## STORED DATA
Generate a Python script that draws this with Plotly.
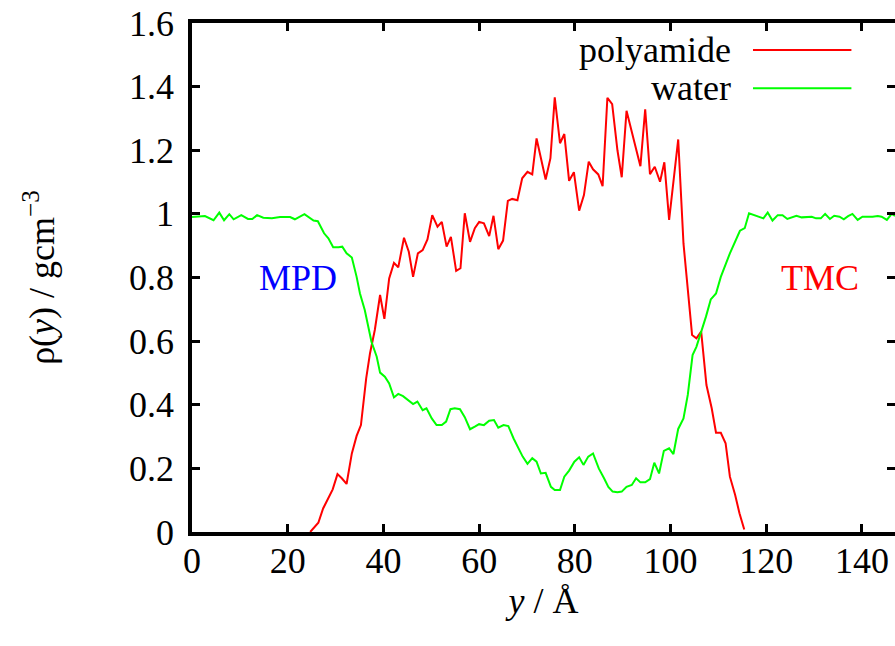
import plotly.graph_objects as go

# density profiles
water_y = [0.0, 1.7, 2.7, 4.5, 5.7, 6.7, 7.8, 8.7, 10.3, 11.7, 12.6, 13.6, 14.9, 16.7, 18.4,
           20.5, 21.5, 23.5, 25.4, 26.3, 27.6, 28.5, 29.5, 30.6, 31.4, 32.3, 33.4, 34.4, 35.1,
           36.1, 37.5, 38.6, 39.3, 40.3, 41.2, 42.2, 43.1, 44.1, 45.2, 46.2, 47.1, 48.2, 49.0,
           50.1, 51.1, 52.2, 53.1, 54.0, 54.9, 56.0, 57.0, 58.1, 59.1, 60.0, 61.0, 62.1, 63.1,
           64.0, 65.1, 66.1, 67.2, 68.2, 69.1, 70.1, 71.1, 72.0, 72.9, 73.9, 75.0, 75.8, 76.9,
           77.8, 78.8, 79.9, 80.9, 81.8, 82.8, 83.8, 85.0, 86.1, 87.0, 87.9, 88.9, 89.8, 90.8,
           91.9, 92.8, 93.7, 94.7, 95.7, 96.6, 97.6, 98.6, 99.7, 100.6, 101.6, 102.7, 103.6,
           104.6, 105.4, 106.3, 107.4, 108.4, 109.5, 110.5, 112.4, 114.5, 115.5, 116.4, 117.4,
           118.3, 119.4, 120.3, 121.3, 122.4, 123.4, 124.4, 125.4, 126.3, 127.4, 128.4, 129.5,
           130.4, 131.4, 132.3, 133.3, 134.2, 135.3, 136.2, 137.1, 138.0, 139.1, 140.1, 141.1,
           142.2, 143.3, 144.1, 145.2, 146.2, 146.9]
water_rho = [0.990, 0.991, 0.993, 0.980, 1.004, 0.980, 0.999, 0.983, 0.996, 0.984, 0.984, 0.996,
             0.988, 0.986, 0.990, 0.990, 0.983, 0.999, 0.979, 0.977, 0.939, 0.923, 0.895, 0.895,
             0.897, 0.876, 0.863, 0.802, 0.750, 0.698, 0.598, 0.551, 0.501, 0.488, 0.467, 0.423,
             0.434, 0.427, 0.415, 0.402, 0.410, 0.383, 0.389, 0.357, 0.336, 0.336, 0.347, 0.386,
             0.389, 0.386, 0.361, 0.323, 0.331, 0.339, 0.336, 0.350, 0.352, 0.328, 0.336, 0.333,
             0.294, 0.263, 0.237, 0.214, 0.232, 0.221, 0.184, 0.186, 0.142, 0.132, 0.132, 0.174,
             0.193, 0.221, 0.235, 0.211, 0.237, 0.247, 0.200, 0.169, 0.142, 0.127, 0.125, 0.127,
             0.142, 0.148, 0.169, 0.156, 0.156, 0.166, 0.218, 0.184, 0.255, 0.263, 0.245, 0.324,
             0.357, 0.431, 0.556, 0.582, 0.624, 0.677, 0.731, 0.750, 0.802, 0.876, 0.947, 0.955,
             1.002, 0.996, 0.991, 0.986, 1.004, 0.979, 0.996, 0.996, 0.984, 0.989, 0.994, 0.989,
             0.991, 0.991, 0.986, 0.986, 1.000, 0.984, 0.994, 0.991, 0.983, 0.993, 1.000, 0.981,
             0.991, 0.990, 0.991, 0.993, 0.991, 0.981, 1.000, 0.994]

pa_y = [24.7, 25.4, 26.4, 27.4, 28.5, 29.4, 30.4, 31.3, 32.3, 33.4, 34.4, 35.3, 36.4, 37.2,
        38.2, 39.3, 40.2, 41.2, 42.2, 43.1, 44.3, 45.3, 46.2, 47.2, 48.2, 49.2, 50.2, 51.3,
        52.2, 53.2, 54.1, 55.2, 56.1, 57.0, 58.1, 59.1, 60.0, 61.0, 62.1, 63.0, 64.0, 65.0,
        66.0, 66.9, 68.0, 69.0, 70.1, 71.1, 72.0, 72.9, 73.9, 74.9, 75.8, 76.9, 77.8, 78.8,
        79.8, 80.9, 81.9, 82.9, 83.8, 84.9, 85.8, 86.8, 87.8, 88.9, 89.8, 90.8, 91.7, 92.6,
        93.7, 94.7, 95.7, 96.7, 97.8, 98.7, 99.7, 100.6, 101.6, 102.7, 104.5, 105.4, 106.4,
        107.5, 108.6, 109.5, 110.5, 111.5, 112.4, 113.5, 114.4, 115.4]
pa_rho = [0.000, 0.012, 0.029, 0.074, 0.109, 0.134, 0.182, 0.169, 0.151, 0.247, 0.302, 0.336,
          0.483, 0.562, 0.635, 0.745, 0.670, 0.797, 0.846, 0.832, 0.925, 0.881, 0.802, 0.876,
          0.886, 0.920, 0.996, 0.960, 0.975, 0.897, 0.928, 0.821, 0.829, 1.002, 0.912, 0.955,
          0.975, 0.970, 0.930, 0.994, 0.889, 0.916, 1.041, 1.047, 1.043, 1.112, 1.132, 1.124,
          1.237, 1.175, 1.108, 1.175, 1.366, 1.222, 1.251, 1.104, 1.131, 1.010, 1.059, 1.164,
          1.140, 1.124, 1.087, 1.365, 1.345, 1.200, 1.115, 1.324, 1.265, 1.216, 1.150, 1.329,
          1.125, 1.148, 1.101, 1.162, 0.981, 1.106, 1.234, 0.907, 0.619, 0.609, 0.630, 0.462,
          0.389, 0.312, 0.312, 0.279, 0.174, 0.116, 0.059, 0.008]

x_ticks = [0, 20, 40, 60, 80, 100, 120, 140]
y_ticks = [0, 0.2, 0.4, 0.6, 0.8, 1.0, 1.2, 1.4, 1.6]
y_tick_text = ["0", "0.2", "0.4", "0.6", "0.8", "1", "1.2", "1.4", "1.6"]

FONT = "Times New Roman, Liberation Serif, serif"
FS = 36

fig = go.Figure()
fig.add_trace(go.Scatter(x=pa_y, y=pa_rho, mode="lines", name="polyamide",
                         line=dict(color="#ff0000", width=2)))
fig.add_trace(go.Scatter(x=water_y, y=water_rho, mode="lines", name="water",
                         line=dict(color="#00ff00", width=2)))

fig.update_layout(
    width=895, height=646,
    margin=dict(l=192, r=0, t=23, b=114),
    paper_bgcolor="white", plot_bgcolor="white",
    showlegend=False,
    font=dict(family=FONT, size=FS, color="black"),
)

axis_style = dict(showline=True, linecolor="black", linewidth=3.5, mirror="ticks",
                  ticks="inside", ticklen=8, tickwidth=3, tickcolor="black",
                  showgrid=False, zeroline=False, automargin=False,
                  tickfont=dict(family=FONT, size=FS))
fig.update_xaxes(range=[0, 146.9], tickvals=x_ticks, ticklabelstandoff=-6,
                 title=dict(text="<i>y</i> / Å", standoff=8, font=dict(family=FONT, size=FS)),
                 **axis_style)
fig.update_yaxes(range=[0, 1.6], tickvals=y_ticks, ticktext=y_tick_text, ticklabelstandoff=7,
                 title=dict(text="ρ(<i>y</i>) / gcm<sup>−3</sup>", standoff=64,
                            font=dict(family=FONT, size=FS)),
                 **axis_style)

# region labels
fig.add_annotation(x=22.1, y=0.80, text="MPD", showarrow=False,
                   font=dict(family=FONT, size=FS, color="#0000ff"))
fig.add_annotation(x=131.2, y=0.80, text="TMC", showarrow=False,
                   font=dict(family=FONT, size=FS, color="#ff0000"))

# gnuplot-style key: text on the left, line sample on the right
for label, color, yp in [("polyamide", "#ff0000", 0.947), ("water", "#00ff00", 0.872)]:
    fig.add_annotation(xref="paper", yref="paper", x=0.7696, y=yp, text=label,
                       showarrow=False, xanchor="right", yanchor="middle",
                       font=dict(family=FONT, size=FS, color="black"))
    fig.add_shape(type="line", xref="paper", yref="paper", x0=0.798, x1=0.938,
                  y0=yp, y1=yp, line=dict(color=color, width=2))

# drop the default 8px body margin so the figure fills the window exactly
fig.write_html("out.html", config={"displayModeBar": False},
               post_script="document.body.style.margin = '0';")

## WORK TO BE COMPLETED
Take the material above from its first line through the line holding "import plotly.graph_objects as go" and set it down exactly, without the pictures.

## RESPONSE TO THIS EXERCISE
Generate a Python script that draws this with Plotly.
import plotly.graph_objects as go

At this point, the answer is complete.